• [Recorded data]:
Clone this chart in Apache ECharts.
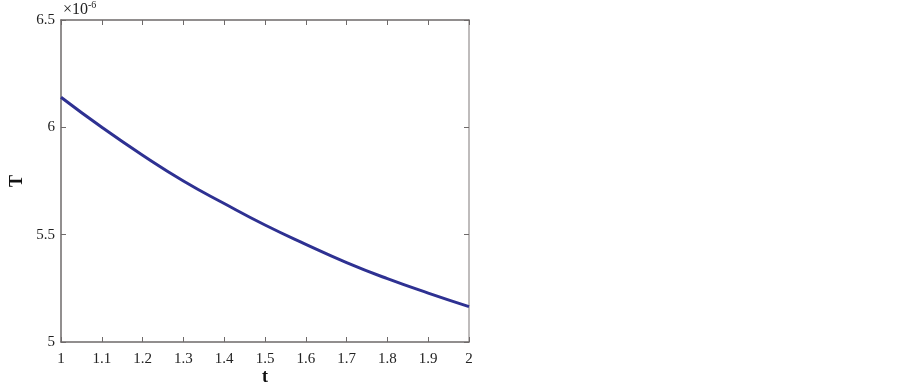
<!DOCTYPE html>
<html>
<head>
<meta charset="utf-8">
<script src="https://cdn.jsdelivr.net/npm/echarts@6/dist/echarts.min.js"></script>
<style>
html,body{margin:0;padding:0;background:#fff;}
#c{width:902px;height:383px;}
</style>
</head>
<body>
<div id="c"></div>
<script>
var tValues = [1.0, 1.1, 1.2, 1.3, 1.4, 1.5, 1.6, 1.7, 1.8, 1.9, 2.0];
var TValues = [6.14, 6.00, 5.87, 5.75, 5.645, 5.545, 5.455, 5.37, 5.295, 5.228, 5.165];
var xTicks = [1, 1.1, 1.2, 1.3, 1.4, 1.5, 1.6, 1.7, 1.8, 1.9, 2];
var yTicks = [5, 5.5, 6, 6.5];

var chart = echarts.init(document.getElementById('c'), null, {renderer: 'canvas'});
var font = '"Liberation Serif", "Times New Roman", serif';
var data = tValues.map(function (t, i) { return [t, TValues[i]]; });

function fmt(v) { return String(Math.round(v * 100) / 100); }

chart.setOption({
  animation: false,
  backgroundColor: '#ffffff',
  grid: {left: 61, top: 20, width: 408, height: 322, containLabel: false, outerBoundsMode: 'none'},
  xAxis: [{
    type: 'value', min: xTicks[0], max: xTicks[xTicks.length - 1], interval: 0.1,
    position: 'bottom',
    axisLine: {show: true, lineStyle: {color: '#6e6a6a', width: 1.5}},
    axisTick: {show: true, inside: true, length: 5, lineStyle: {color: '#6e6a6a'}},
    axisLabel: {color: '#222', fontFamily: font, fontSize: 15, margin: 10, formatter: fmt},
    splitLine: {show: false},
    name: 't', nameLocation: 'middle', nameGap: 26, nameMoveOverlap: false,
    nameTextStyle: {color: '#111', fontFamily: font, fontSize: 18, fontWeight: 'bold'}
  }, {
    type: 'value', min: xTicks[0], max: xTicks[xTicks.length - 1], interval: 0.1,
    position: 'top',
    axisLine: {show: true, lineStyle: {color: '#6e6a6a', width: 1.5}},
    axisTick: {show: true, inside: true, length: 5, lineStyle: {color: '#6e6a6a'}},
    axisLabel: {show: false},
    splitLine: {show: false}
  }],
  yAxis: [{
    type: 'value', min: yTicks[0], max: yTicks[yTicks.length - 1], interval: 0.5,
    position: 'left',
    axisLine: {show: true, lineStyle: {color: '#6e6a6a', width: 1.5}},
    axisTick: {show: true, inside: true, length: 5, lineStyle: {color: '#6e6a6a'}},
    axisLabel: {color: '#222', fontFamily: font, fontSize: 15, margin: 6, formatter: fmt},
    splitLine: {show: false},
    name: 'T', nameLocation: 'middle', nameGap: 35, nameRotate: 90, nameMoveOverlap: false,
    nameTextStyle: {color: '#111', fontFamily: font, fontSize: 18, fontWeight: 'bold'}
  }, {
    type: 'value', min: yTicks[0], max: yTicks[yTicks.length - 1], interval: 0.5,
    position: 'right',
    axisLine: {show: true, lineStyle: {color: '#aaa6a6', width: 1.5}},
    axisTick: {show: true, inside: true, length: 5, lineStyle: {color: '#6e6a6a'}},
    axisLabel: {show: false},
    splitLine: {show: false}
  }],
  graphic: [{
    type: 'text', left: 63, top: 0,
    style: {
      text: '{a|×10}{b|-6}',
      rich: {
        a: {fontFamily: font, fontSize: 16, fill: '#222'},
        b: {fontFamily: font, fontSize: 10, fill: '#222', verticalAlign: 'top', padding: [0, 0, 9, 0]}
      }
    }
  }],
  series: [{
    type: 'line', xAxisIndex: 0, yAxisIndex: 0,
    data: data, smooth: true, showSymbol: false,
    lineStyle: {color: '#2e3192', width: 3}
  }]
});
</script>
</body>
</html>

• [Stated problem]:
From the top of the listing above, repeat each line exactly until you reach the line containing "return String(Math.round(v *", and repeat that one too. Leave the pictures out.

• [Finished answer]:
Clone this chart in Apache ECharts.
<!DOCTYPE html>
<html>
<head>
<meta charset="utf-8">
<script src="https://cdn.jsdelivr.net/npm/echarts@6/dist/echarts.min.js"></script>
<style>
html,body{margin:0;padding:0;background:#fff;}
#c{width:902px;height:383px;}
</style>
</head>
<body>
<div id="c"></div>
<script>
var tValues = [1.0, 1.1, 1.2, 1.3, 1.4, 1.5, 1.6, 1.7, 1.8, 1.9, 2.0];
var TValues = [6.14, 6.00, 5.87, 5.75, 5.645, 5.545, 5.455, 5.37, 5.295, 5.228, 5.165];
var xTicks = [1, 1.1, 1.2, 1.3, 1.4, 1.5, 1.6, 1.7, 1.8, 1.9, 2];
var yTicks = [5, 5.5, 6, 6.5];

var chart = echarts.init(document.getElementById('c'), null, {renderer: 'canvas'});
var font = '"Liberation Serif", "Times New Roman", serif';
var data = tValues.map(function (t, i) { return [t, TValues[i]]; });

function fmt(v) { return String(Math.round(v * 100) / 100); }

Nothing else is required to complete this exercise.